В ящиках Сара нашла кипу старых открыток, которыми они, дети, поздравляли отца с днями рождения. Манжеты, воротнички, подтяжки для носков, запонки. Нарукавную траурную повязку. Обувные рожки, шнурки, свитеры, часовые цепочки и шляпные ленты. Отец никогда ничего не выбрасывал. В ящике стола, где хранились папки с корреспонденцией, лежало вернувшееся письмо к мадам Брассар. На коричневом конверте стоял штемпель «Адресат выбыл». Сару подмывало прочесть письмо, но она сдержалась и бросила его в камин, похвалив себя за порядочность. Не любопытная, чай, кумушка. Но когда подобравшееся пламя лизнуло конверт, она передумала и кочергой вытащила письмо обратно. Вдруг в нем что-нибудь такое, что ей стоит знать об отце? Как-нибудь потом прочтет.

Через неделю, разобрав все ящики, она попросила Брайди принести из кухни табурет-стремянку, чтобы заглянуть в шкафчик над камином. Там в щели между запыленными грудами бухгалтерских книг сверкнула зеленая стекляшка. Пузырек с лекарством. За металлическую косынку пробки Сара вытянула его на свет. Этикетка с черепом и перекрещенными костями известила, что в пузырьке яд.

– Мышьяк, – прочла Сара. Брайди, сметавшая хлопья пыли в совок, подняла голову. – Откуда он взялся в этой комнате?

Вопрос прозвучал неожиданно резко для нее самой. Какая связь между конторскими книгами и ядом? Разве мышьяку место среди гроссбухов?

– Покажите. – Брайди потянулась к пузырьку и долго разглядывала этикетку. Лицо ее помрачнело, в глазах стояли слезы.

– Наверное, доктор прописал, – сказала она.

– Мышьяк? – Сара слезла со стремянки. – Врач лечил чахотку мышьяком?

Брайди еще больше помрачнела и уставила взгляд в пол.

– Может, какой новый способ…

Позже Сара поговорила с Молодым доктором, и он подтвердил то, что она и сама знала: ни один нормальный врач не пропишет мышьяк чахоточному больному.

А вот Эдмунд отмахнулся от ее тревог. В доме полно мышьяка, сказал он. В подвале, чтоб травить крыс, и в кладовой, чтоб добавлять в краски. Конечно, странно, что пузырек с мышьяком оказался в комнате больного, но это еще не доказывает злой умысел. Случайность – не улика, и потом, не ясен мотив.

– Чего Брайди могла добиться, отравив твоего отца?

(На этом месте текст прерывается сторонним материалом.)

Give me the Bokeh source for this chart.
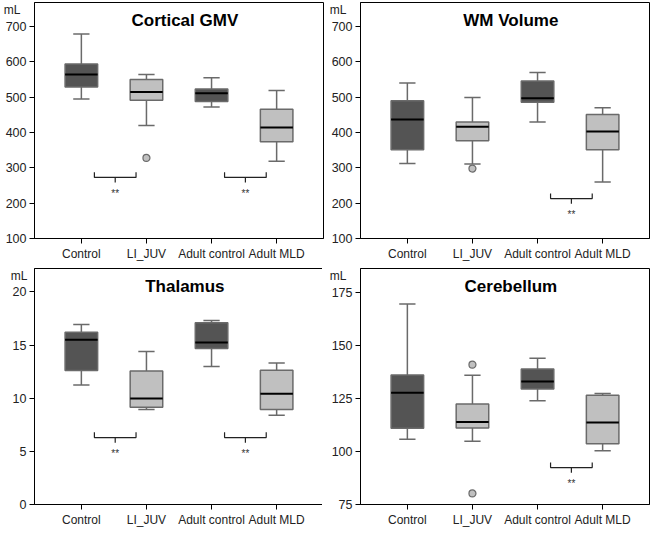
from bokeh.plotting import figure
from bokeh.layouts import gridplot
from bokeh.models import FixedTicker, Range1d, Label, LinearAxis, CustomJSTickFormatter
from bokeh.embed import file_html
from bokeh.resources import INLINE

# ---------------- data ----------------
groups = ["Control", "LI_JUV", "Adult control", "Adult MLD"]
group_pos = [1, 2, 3, 4]
group_shade = ["dark", "light", "dark", "light"]
unit_text = "mL"

# Cortical GMV (mL)
gmv_lower = [495, 420, 472, 319]
gmv_q1 = [529, 491, 488, 374]
gmv_median = [564, 515, 511, 414]
gmv_q3 = [594, 550, 523, 466]
gmv_upper = [679, 564, 555, 519]
gmv_out_x = [2]
gmv_out_y = [328]
gmv_sig = [(1, 2), (3, 4)]
gmv_sig_y = 273
gmv_ticks = [100, 200, 300, 400, 500, 600, 700]
gmv_range = (100, 768)

# WM Volume (mL)
wm_lower = [312, 311, 430, 260]
wm_q1 = [351, 377, 486, 351]
wm_median = [437, 416, 497, 403]
wm_q3 = [490, 430, 546, 451]
wm_upper = [540, 499, 570, 470]
wm_out_x = [2]
wm_out_y = [298]
wm_sig = [(3, 4)]
wm_sig_y = 213
wm_ticks = [100, 200, 300, 400, 500, 600, 700]
wm_range = (100, 768)

# Thalamus (mL)
th_lower = [11.24, 8.94, 12.97, 8.4]
th_q1 = [12.6, 9.15, 14.67, 8.94]
th_median = [15.5, 9.97, 15.24, 10.42]
th_q3 = [16.2, 12.55, 17.1, 12.64]
th_upper = [16.94, 14.4, 17.3, 13.3]
th_out_x = []
th_out_y = []
th_sig = [(1, 2), (3, 4)]
th_sig_y = 6.3
th_ticks = [0, 5, 10, 15, 20]
th_range = (0, 22.2)

# Cerebellum (mL)
cb_lower = [105.8, 104.8, 123.9, 100.3]
cb_q1 = [110.9, 111.1, 129.4, 103.6]
cb_median = [127.7, 113.9, 132.9, 113.6]
cb_q3 = [136.0, 122.4, 138.8, 126.5]
cb_upper = [169.5, 135.9, 143.9, 127.3]
cb_out_x = [2, 2]
cb_out_y = [140.9, 80.2]
cb_sig = [(3, 4)]
cb_sig_y = 92.4
cb_ticks = [75, 100, 125, 150, 175]
cb_range = (75, 186.2)

# ---------------- style ----------------
FONT = "Liberation Sans"
DARK = "#545454"
LIGHT = "#c0c0c0"
EDGE = "#6a6a6a"
FW, FH = 289, 236
BOX_W = 0.5
CAP_W = 0.25


def panel(title, lower, q1, med, q3, upper, out_x, out_y, sig, sig_y, ticks, yr):
    ymin, ymax = yr
    span = ymax - ymin
    p = figure(frame_width=FW, frame_height=FH,
               x_range=Range1d(0.28, 4.72), y_range=Range1d(ymin, ymax),
               output_backend="svg", toolbar_location=None,
               min_border_left=30, min_border_right=3,
               min_border_top=2, min_border_bottom=28)
    p.xgrid.visible = False
    p.ygrid.visible = False
    p.outline_line_color = "black"
    p.outline_line_width = 1
    p.background_fill_color = "white"
    p.border_fill_color = "white"

    for ax in (p.xaxis[0], p.yaxis[0]):
        ax.axis_line_color = "black"
        ax.major_tick_line_color = "black"
        ax.minor_tick_line_color = None
        ax.major_tick_in = 0
        ax.major_tick_out = 5
        ax.major_label_text_font = FONT
        ax.major_label_text_color = "#222222"
        ax.major_label_standoff = 3
    p.xaxis.major_label_text_font_size = "12px"
    p.yaxis.major_label_text_font_size = "12.5px"
    p.xaxis.ticker = FixedTicker(ticks=group_pos)
    p.xaxis.major_label_overrides = {g: n for g, n in zip(group_pos, groups)}
    p.yaxis.ticker = FixedTicker(ticks=ticks)

    # unit text "mL" at the top of the y axis (label-only axis, no line/ticks)
    unit_axis = LinearAxis(
        ticker=FixedTicker(ticks=[ymax - 7.0 / FH * span]),
        formatter=CustomJSTickFormatter(args=dict(t=unit_text), code="return t"),
        axis_line_color=None, major_tick_line_color=None, minor_tick_line_color=None,
        major_tick_in=0, major_tick_out=0, major_label_standoff=-18,
        major_label_text_font=FONT, major_label_text_font_size="12px",
        major_label_text_color="#222222")
    p.add_layout(unit_axis, "left")

    fills = [DARK if s == "dark" else LIGHT for s in group_shade]
    p.segment(x0=group_pos, x1=group_pos, y0=q3, y1=upper, line_color=EDGE, line_width=1.5)
    p.segment(x0=group_pos, x1=group_pos, y0=lower, y1=q1, line_color=EDGE, line_width=1.5)
    p.segment(x0=[x - CAP_W / 2 for x in group_pos], x1=[x + CAP_W / 2 for x in group_pos],
              y0=upper, y1=upper, line_color=EDGE, line_width=1.5)
    p.segment(x0=[x - CAP_W / 2 for x in group_pos], x1=[x + CAP_W / 2 for x in group_pos],
              y0=lower, y1=lower, line_color=EDGE, line_width=1.5)
    p.vbar(x=group_pos, width=BOX_W, bottom=q1, top=q3, fill_color=fills,
           line_color=EDGE, line_width=1.5)
    p.segment(x0=[x - BOX_W / 2 for x in group_pos], x1=[x + BOX_W / 2 for x in group_pos],
              y0=med, y1=med, line_color="black", line_width=2)
    if out_x:
        p.scatter(x=out_x, y=out_y, size=7, fill_color=LIGHT, line_color=EDGE, line_width=1.2)

    h = 0.022 * span
    xs, ys = [], []
    sx, sy = [], []
    for (a, b) in sig:
        left, right = a + 0.2, b - 0.16
        mid = (left + right) / 2
        xs.append([left, left, right, right])
        ys.append([sig_y + h, sig_y, sig_y, sig_y + h])
        xs.append([mid, mid])
        ys.append([sig_y, sig_y - h])
        sx.append(mid)
        sy.append(sig_y - 0.068 * span)
    p.multi_line(xs=xs, ys=ys, line_color="#222222", line_width=1.2)
    for x, y in zip(sx, sy):
        p.add_layout(Label(x=x, y=y, text="**", text_font=FONT, text_font_size="10px",
                           text_color="#333333", text_align="center", text_baseline="middle"))

    p.add_layout(Label(x=2.59, y=ymax - 0.078 * span, text=title, text_font=FONT,
                       text_font_size="17px", text_font_style="bold", text_color="black",
                       text_align="center", text_baseline="middle"))
    return p


p1 = panel("Cortical GMV", gmv_lower, gmv_q1, gmv_median, gmv_q3, gmv_upper,
           gmv_out_x, gmv_out_y, gmv_sig, gmv_sig_y, gmv_ticks, gmv_range)
p2 = panel("WM Volume", wm_lower, wm_q1, wm_median, wm_q3, wm_upper,
           wm_out_x, wm_out_y, wm_sig, wm_sig_y, wm_ticks, wm_range)
p3 = panel("Thalamus", th_lower, th_q1, th_median, th_q3, th_upper,
           th_out_x, th_out_y, th_sig, th_sig_y, th_ticks, th_range)
p4 = panel("Cerebellum", cb_lower, cb_q1, cb_median, cb_q3, cb_upper,
           cb_out_x, cb_out_y, cb_sig, cb_sig_y, cb_ticks, cb_range)

grid = gridplot([[p1, p2], [p3, p4]], toolbar_location=None)

open("out.html", "w").write(file_html(grid, INLINE))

Эдмунд наконец и сам навестил Молодого доктора для осмотра после поездки. Домой он вернулся с коробочкой успокоительных пилюль для Сары, страдавшей, по его словам, серьезным нервным расстройством. Это вполне естественно, сказал врач, ведь она пережила смерть отца, с которым была очень близка.

* * *

Распоряжение наследством Бенджамина Лаверстока Холлингворта затягивалось из-за осложнений в оформлении документов, старомодной бухгалтерской практики увязывания личных и деловых издержек и того обстоятельства, что кое-кто из наследников проживал за рубежом. Оглашение завещания состоялось лишь в июне. Дело о наследстве доверили фирме Эдмунда, но поскольку он был родственником покойного, вел его Филипп Боггс.

Оглашение завещания одарило двумя открытиями, весьма повлиявшими на жизнь бенефициариев. Первое: состояние Холлингворта оказалось значительно меньше ожидаемого.

И второе: в списке наследников значилась мисс Бригита Моллой, за долгую и преданную службу семейству Холлингвортов получавшая пять тысяч долларов.

Пять тысяч! Хватит на дом и машину! Теперь Эдмунд признал, что подозрения Сары, возможно, не совсем беспочвенны.